** Start Supplied data **

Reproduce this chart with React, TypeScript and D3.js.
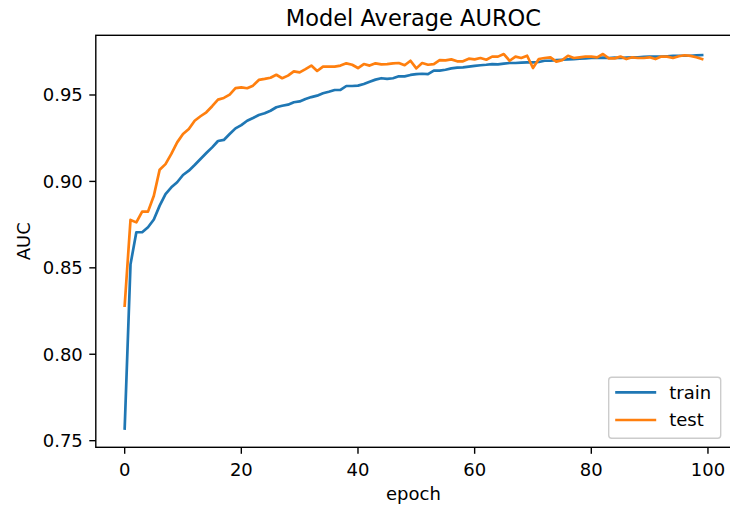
import React from "react";
import * as d3 from "d3";

const WIDTH = 730;
const HEIGHT = 510;
const BOX = { left: 95.8, right: 731, top: 35.3, bottom: 447.3 };
const FONT = "DejaVu Sans, sans-serif";
const TICK_FONT = 18;

const title = "Model Average AUROC";
const xLabel = "epoch";
const yLabel = "AUC";
const xTicks = [0, 20, 40, 60, 80, 100];
const yTicks = [0.75, 0.8, 0.85, 0.9, 0.95];

const train = [
  0.757, 0.852, 0.8706, 0.8706, 0.8735, 0.878, 0.886, 0.8927, 0.8966, 0.8995,
  0.9037, 0.9062, 0.9095, 0.913, 0.9164, 0.9197, 0.9234, 0.924, 0.9274, 0.9307,
  0.9326, 0.9351, 0.9367, 0.9384, 0.9394, 0.9409, 0.9429, 0.9438, 0.9444, 0.9458,
  0.9463, 0.9477, 0.9488, 0.9496, 0.951, 0.9519, 0.9529, 0.9529, 0.9552, 0.9552,
  0.9554, 0.9564, 0.9577, 0.9589, 0.9597, 0.9593, 0.9597, 0.9608, 0.9608, 0.9616,
  0.9621, 0.9623, 0.9621, 0.9641, 0.9641, 0.9646, 0.9654, 0.9658, 0.966, 0.9664,
  0.9668, 0.9672, 0.9675, 0.9679, 0.9677, 0.9681, 0.9685, 0.9685, 0.9687, 0.9689,
  0.9689, 0.9691, 0.9698, 0.9698, 0.9702, 0.9704, 0.9706, 0.9708, 0.971, 0.9712,
  0.9714, 0.9714, 0.9716, 0.9714, 0.9716, 0.9714, 0.9716, 0.9718, 0.9718, 0.972,
  0.9722, 0.9722, 0.9722, 0.9724, 0.9726, 0.9727, 0.9727, 0.9727, 0.9729, 0.9731,
];

const test = [
  0.8281, 0.8777, 0.8763, 0.8825, 0.8825, 0.8917, 0.9068, 0.91, 0.9159, 0.9226,
  0.9274, 0.9303, 0.9351, 0.9377, 0.94, 0.9435, 0.9473, 0.9483, 0.9502, 0.954,
  0.9544, 0.9539, 0.9554, 0.9587, 0.9593, 0.96, 0.9617, 0.9597, 0.9612, 0.9637,
  0.9631, 0.965, 0.967, 0.9639, 0.9664, 0.9664, 0.9664, 0.967, 0.9683, 0.9675,
  0.9656, 0.9679, 0.967, 0.9683, 0.9677, 0.9679, 0.9683, 0.9685, 0.9672, 0.9698,
  0.9654, 0.9685, 0.9675, 0.9679, 0.9702, 0.97, 0.9706, 0.9695, 0.9695, 0.971,
  0.9706, 0.9714, 0.9704, 0.9722, 0.9722, 0.9737, 0.9698, 0.9722, 0.9714, 0.9727,
  0.9656, 0.9708, 0.9714, 0.9718, 0.9693, 0.9702, 0.9727, 0.9714, 0.9718, 0.9722,
  0.9722, 0.9718, 0.9737, 0.9712, 0.9712, 0.9722, 0.9708, 0.9718, 0.9714, 0.9714,
  0.9718, 0.9708, 0.9722, 0.9722, 0.9714, 0.9724, 0.973, 0.9726, 0.9718, 0.9708,
];

const series = [
  { name: "train", values: train, color: "#1f77b4" },
  { name: "test", values: test, color: "#ff7f0e" },
];

export default function App() {
  const n = train.length;
  const xPad = (n - 1) * 0.05;
  const xScale = d3.scaleLinear().domain([-xPad, n - 1 + xPad]).range([BOX.left, BOX.right]);

  const all = [...train, ...test];
  const lo = d3.min(all) as number;
  const hi = d3.max(all) as number;
  const yPad = (hi - lo) * 0.05;
  const yScale = d3.scaleLinear().domain([lo - yPad, hi + yPad]).range([BOX.bottom, BOX.top]);

  const line = d3
    .line<number>()
    .x((_, i) => xScale(i))
    .y((d) => yScale(d));

  const legendX = 608.7;
  const legendY = 377.3;

  return (
    <svg
      width={WIDTH}
      height={HEIGHT}
      style={{ position: "absolute", left: 0, top: 0, background: "#fff" }}
      fontFamily={FONT}
    >
      <rect width={WIDTH} height={HEIGHT} fill="#fff" />

      {series.map((s) => (
        <path
          key={s.name}
          d={line(s.values) || ""}
          fill="none"
          stroke={s.color}
          strokeWidth={2.7}
          strokeLinejoin="round"
          strokeLinecap="square"
        />
      ))}

      {/* spines */}
      <rect
        x={BOX.left}
        y={BOX.top}
        width={BOX.right - BOX.left}
        height={BOX.bottom - BOX.top}
        fill="none"
        stroke="#000"
        strokeWidth={1.4}
      />

      {/* x axis */}
      {xTicks.map((t) => (
        <g key={`x${t}`} transform={`translate(${xScale(t)},${BOX.bottom})`}>
          <line y2={6.5} stroke="#000" strokeWidth={1.4} />
          <text y={28.5} textAnchor="middle" fontSize={TICK_FONT} fill="#000">
            {t}
          </text>
        </g>
      ))}
      <text x={(BOX.left + BOX.right) / 2} y={500} textAnchor="middle" fontSize={TICK_FONT}>
        {xLabel}
      </text>

      {/* y axis */}
      {yTicks.map((t) => (
        <g key={`y${t}`} transform={`translate(${BOX.left},${yScale(t)})`}>
          <line x2={-6.5} stroke="#000" strokeWidth={1.4} />
          <text x={-13} dy="0.36em" textAnchor="end" fontSize={TICK_FONT} fill="#000">
            {d3.format(".2f")(t)}
          </text>
        </g>
      ))}
      <text
        transform={`translate(30,${(BOX.top + BOX.bottom) / 2}) rotate(-90)`}
        textAnchor="middle"
        fontSize={TICK_FONT}
      >
        {yLabel}
      </text>

      {/* title */}
      <text x={(BOX.left + BOX.right) / 2} y={26} textAnchor="middle" fontSize={22.5}>
        {title}
      </text>

      {/* legend */}
      <g>
        <rect
          x={legendX}
          y={legendY}
          width={112}
          height={61}
          rx={3}
          fill="#fff"
          fillOpacity={0.8}
          stroke="#cccccc"
          strokeWidth={1.4}
        />
        {series.map((s, i) => (
          <g key={`lg${s.name}`} transform={`translate(${legendX},${legendY + 15 + i * 27.7})`}>
            <line x1={6.5} x2={47.5} stroke={s.color} strokeWidth={2.7} />
            <text x={60.5} dy="0.36em" fontSize={TICK_FONT} fill="#000">
              {s.name}
            </text>
          </g>
        ))}
      </g>
    </svg>
  );
}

** End Supplied data **

Make an exact copy of the data above, pictures excluded.

Reproduce this chart with React, TypeScript and D3.js.
import React from "react";
import * as d3 from "d3";

const WIDTH = 730;
const HEIGHT = 510;
const BOX = { left: 95.8, right: 731, top: 35.3, bottom: 447.3 };
const FONT = "DejaVu Sans, sans-serif";
const TICK_FONT = 18;

const title = "Model Average AUROC";
const xLabel = "epoch";
const yLabel = "AUC";
const xTicks = [0, 20, 40, 60, 80, 100];
const yTicks = [0.75, 0.8, 0.85, 0.9, 0.95];

const train = [
  0.757, 0.852, 0.8706, 0.8706, 0.8735, 0.878, 0.886, 0.8927, 0.8966, 0.8995,
  0.9037, 0.9062, 0.9095, 0.913, 0.9164, 0.9197, 0.9234, 0.924, 0.9274, 0.9307,
  0.9326, 0.9351, 0.9367, 0.9384, 0.9394, 0.9409, 0.9429, 0.9438, 0.9444, 0.9458,
  0.9463, 0.9477, 0.9488, 0.9496, 0.951, 0.9519, 0.9529, 0.9529, 0.9552, 0.9552,
  0.9554, 0.9564, 0.9577, 0.9589, 0.9597, 0.9593, 0.9597, 0.9608, 0.9608, 0.9616,
  0.9621, 0.9623, 0.9621, 0.9641, 0.9641, 0.9646, 0.9654, 0.9658, 0.966, 0.9664,
  0.9668, 0.9672, 0.9675, 0.9679, 0.9677, 0.9681, 0.9685, 0.9685, 0.9687, 0.9689,
  0.9689, 0.9691, 0.9698, 0.9698, 0.9702, 0.9704, 0.9706, 0.9708, 0.971, 0.9712,
  0.9714, 0.9714, 0.9716, 0.9714, 0.9716, 0.9714, 0.9716, 0.9718, 0.9718, 0.972,
  0.9722, 0.9722, 0.9722, 0.9724, 0.9726, 0.9727, 0.9727, 0.9727, 0.9729, 0.9731,
];

const test = [
  0.8281, 0.8777, 0.8763, 0.8825, 0.8825, 0.8917, 0.9068, 0.91, 0.9159, 0.9226,
  0.9274, 0.9303, 0.9351, 0.9377, 0.94, 0.9435, 0.9473, 0.9483, 0.9502, 0.954,
  0.9544, 0.9539, 0.9554, 0.9587, 0.9593, 0.96, 0.9617, 0.9597, 0.9612, 0.9637,
  0.9631, 0.965, 0.967, 0.9639, 0.9664, 0.9664, 0.9664, 0.967, 0.9683, 0.9675,
  0.9656, 0.9679, 0.967, 0.9683, 0.9677, 0.9679, 0.9683, 0.9685, 0.9672, 0.9698,
  0.9654, 0.9685, 0.9675, 0.9679, 0.9702, 0.97, 0.9706, 0.9695, 0.9695, 0.971,
  0.9706, 0.9714, 0.9704, 0.9722, 0.9722, 0.9737, 0.9698, 0.9722, 0.9714, 0.9727,
  0.9656, 0.9708, 0.9714, 0.9718, 0.9693, 0.9702, 0.9727, 0.9714, 0.9718, 0.9722,
  0.9722, 0.9718, 0.9737, 0.9712, 0.9712, 0.9722, 0.9708, 0.9718, 0.9714, 0.9714,
  0.9718, 0.9708, 0.9722, 0.9722, 0.9714, 0.9724, 0.973, 0.9726, 0.9718, 0.9708,
];

const series = [
  { name: "train", values: train, color: "#1f77b4" },
  { name: "test", values: test, color: "#ff7f0e" },
];

export default function App() {
  const n = train.length;
  const xPad = (n - 1) * 0.05;
  const xScale = d3.scaleLinear().domain([-xPad, n - 1 + xPad]).range([BOX.left, BOX.right]);

  const all = [...train, ...test];
  const lo = d3.min(all) as number;
  const hi = d3.max(all) as number;
  const yPad = (hi - lo) * 0.05;
  const yScale = d3.scaleLinear().domain([lo - yPad, hi + yPad]).range([BOX.bottom, BOX.top]);

  const line = d3
    .line<number>()
    .x((_, i) => xScale(i))
    .y((d) => yScale(d));

  const legendX = 608.7;
  const legendY = 377.3;

  return (
    <svg
      width={WIDTH}
      height={HEIGHT}
      style={{ position: "absolute", left: 0, top: 0, background: "#fff" }}
      fontFamily={FONT}
    >
      <rect width={WIDTH} height={HEIGHT} fill="#fff" />

      {series.map((s) => (
        <path
          key={s.name}
          d={line(s.values) || ""}
          fill="none"
          stroke={s.color}
          strokeWidth={2.7}
          strokeLinejoin="round"
          strokeLinecap="square"
        />
      ))}

      {/* spines */}
      <rect
        x={BOX.left}
        y={BOX.top}
        width={BOX.right - BOX.left}
        height={BOX.bottom - BOX.top}
        fill="none"
        stroke="#000"
        strokeWidth={1.4}
      />

      {/* x axis */}
      {xTicks.map((t) => (
        <g key={`x${t}`} transform={`translate(${xScale(t)},${BOX.bottom})`}>
          <line y2={6.5} stroke="#000" strokeWidth={1.4} />
          <text y={28.5} textAnchor="middle" fontSize={TICK_FONT} fill="#000">
            {t}
          </text>
        </g>
      ))}
      <text x={(BOX.left + BOX.right) / 2} y={500} textAnchor="middle" fontSize={TICK_FONT}>
        {xLabel}
      </text>

      {/* y axis */}
      {yTicks.map((t) => (
        <g key={`y${t}`} transform={`translate(${BOX.left},${yScale(t)})`}>
          <line x2={-6.5} stroke="#000" strokeWidth={1.4} />
          <text x={-13} dy="0.36em" textAnchor="end" fontSize={TICK_FONT} fill="#000">
            {d3.format(".2f")(t)}
          </text>
        </g>
      ))}
      <text
        transform={`translate(30,${(BOX.top + BOX.bottom) / 2}) rotate(-90)`}
        textAnchor="middle"
        fontSize={TICK_FONT}
      >
        {yLabel}
      </text>

      {/* title */}
      <text x={(BOX.left + BOX.right) / 2} y={26} textAnchor="middle" fontSize={22.5}>
        {title}
      </text>

      {/* legend */}
      <g>
        <rect
          x={legendX}
          y={legendY}
          width={112}
          height={61}
          rx={3}
          fill="#fff"
          fillOpacity={0.8}
          stroke="#cccccc"
          strokeWidth={1.4}
        />
        {series.map((s, i) => (
          <g key={`lg${s.name}`} transform={`translate(${legendX},${legendY + 15 + i * 27.7})`}>
            <line x1={6.5} x2={47.5} stroke={s.color} strokeWidth={2.7} />
            <text x={60.5} dy="0.36em" fontSize={TICK_FONT} fill="#000">
              {s.name}
            </text>
          </g>
        ))}
      </g>
    </svg>
  );
}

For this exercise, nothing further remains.